Fast payments systems can introduce new fraud risks that need to be addressed, especially since, according to SWIFT1, 90 per cent of its payments already settle within an hour, Rod Francis, Partner at Oliver Wyman Financial Services and an anti-financial crime expert, told Sibos 2024 attendees in Beijing. While fraud has always been a part of payment systems, the changing landscape demands a closer look at what makes these risks distinct.
How is Australia positioned?
Australia’s entry into the real-time payments space has been marked by both opportunities and challenges, Ethan Teas, Executive General Manager of Payments at CommBank, told Sibos at the Stopping faster payments from becoming easier fraud session.
Teas highlighted the dual-edged nature of real-time payments: "Customers love them, and corporates are starting to embrace them – but criminals love them even more. They exploit the system by making multiple payments in rapid succession, settling quickly, and finding ways to exit the financial system."

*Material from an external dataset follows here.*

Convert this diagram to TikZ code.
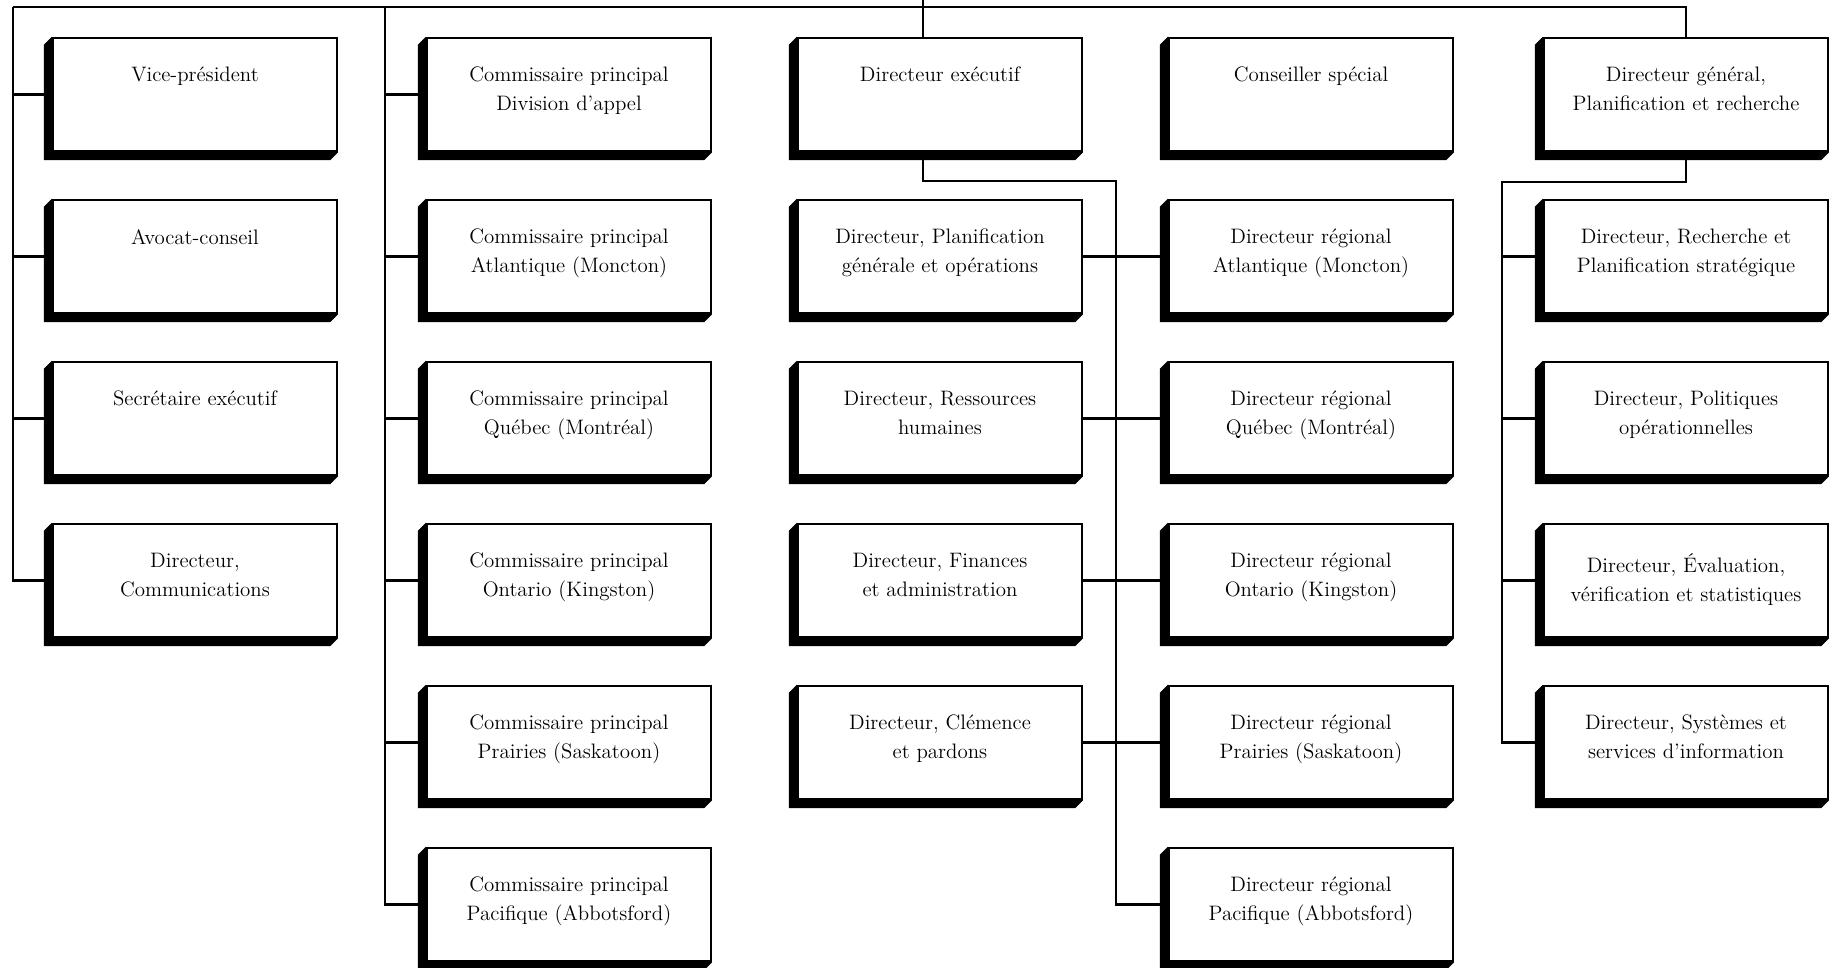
\documentclass[tikz,border=0pt]{standalone}
\usetikzlibrary{backgrounds}

\begin{document}
\begin{tikzpicture}[
  unit/.style={draw=black, fill=white, line width=1.3pt,
               minimum width=5.68cm, minimum height=2.26cm, inner sep=0pt},
  txt/.style={align=center, inner sep=0pt,
              font=\fontsize{11.9}{16.5}\selectfont},
  link/.style={draw=black, line width=1.6pt}
]
\useasboundingbox (0,0) rectangle (36.78,19.34);

%% boxes with their dark bevel on the left and bottom
\foreach \n/\x/\y/\t in {
  vp/3.90/17.45/{Vice-président},
  avocat/3.90/14.21/{Avocat-conseil},
  secr/3.90/10.97/{Secrétaire exécutif},
  comm/3.90/7.73/{Directeur,\\Communications},
  cpappel/11.38/17.45/{Commissaire principal\\Division d'appel},
  cpatl/11.38/14.21/{Commissaire principal\\Atlantique (Moncton)},
  cpqc/11.38/10.97/{Commissaire principal\\Québec (Montréal)},
  cpont/11.38/7.73/{Commissaire principal\\Ontario (Kingston)},
  cppra/11.38/4.49/{Commissaire principal\\Prairies (Saskatoon)},
  cppac/11.38/1.25/{Commissaire principal\\Pacifique (Abbotsford)},
  direx/18.80/17.45/{Directeur exécutif},
  dplan/18.80/14.21/{Directeur, Planification\\générale et opérations},
  drh/18.80/10.97/{Directeur, Ressources\\humaines},
  dfin/18.80/7.73/{Directeur, Finances\\et administration},
  dclem/18.80/4.49/{Directeur, Clémence\\et pardons},
  cons/26.22/17.45/{Conseiller spécial},
  dratl/26.22/14.21/{Directeur régional\\Atlantique (Moncton)},
  drqc/26.22/10.97/{Directeur régional\\Québec (Montréal)},
  dront/26.22/7.73/{Directeur régional\\Ontario (Kingston)},
  drpra/26.22/4.49/{Directeur régional\\Prairies (Saskatoon)},
  drpac/26.22/1.25/{Directeur régional\\Pacifique (Abbotsford)},
  dgpr/33.72/17.45/{Directeur général,\\Planification et recherche},
  drech/33.72/14.21/{Directeur, Recherche et\\Planification stratégique},
  dpol/33.72/10.97/{Directeur, Politiques\\opérationnelles},
  deval/33.72/7.73/{Directeur, Évaluation,\\vérification et statistiques},
  dsys/33.72/4.49/{Directeur, Systèmes et\\services d'information}}
{
  \node[unit] (\n) at (\x,\y) {};
  \fill[black] (\n.north west) -- ++(-0.16,-0.16)
    |- ([shift={(-0.16,-0.16)}]\n.south east) -- (\n.south east)
    -- (\n.south west) -- cycle;
  \node[txt, anchor=north] (\n-t) at ([yshift=-0.6cm]\n.north) {\t};
}

\coordinate (topL) at (0.26,19.2);
\coordinate (c2top) at (7.70,19.2);
\coordinate (root) at (18.46,19.34);
\coordinate (c4bus) at (22.32,15.72);
\coordinate (c5bus) at (30.04,15.70);

\begin{scope}[on background layer]
%% top bar and first column
\draw[link] (topL) -| (dgpr.north);
\draw[link] (root) -- (root |- direx.north);
\draw[link] (topL) |- (comm.west);
\foreach \n in {vp,avocat,secr}
  \draw[link] (\n.west) -- (\n.west -| topL);

%% commissaires
\draw[link] (c2top) |- (cppac.west);
\foreach \n in {cpappel,cpatl,cpqc,cpont,cppra}
  \draw[link] (\n.west) -- (\n.west -| c2top);

%% directeur executif and the regions
\draw[link] (root |- direx.south) |- (c4bus) |- (drpac.west);
\foreach \a/\b in {dplan/dratl,drh/drqc,dfin/dront,dclem/drpra}
  \draw[link] (\a.east) -- (\b.west);

%% planification et recherche
\draw[link] (dgpr.south) |- (c5bus) |- (dsys.west);
\foreach \n in {drech,dpol,deval}
  \draw[link] (\n.west) -- (\n.west -| c5bus);
\end{scope}

\end{tikzpicture}
\end{document}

"We have had a strong learning curve on NPP, but see endless potential for critical use cases both domestically and internationally," Teas remarked, reflecting on the country’s learning curve. Until as recently as 2021, fraud involving authorised push payments (APP) and scams remained largely theoretical in broader discussions. The release of the Report of the National Anti-Scam Centre on scams activity 2023 revealed $3.15 billion in reported scam losses in Australia in 2022.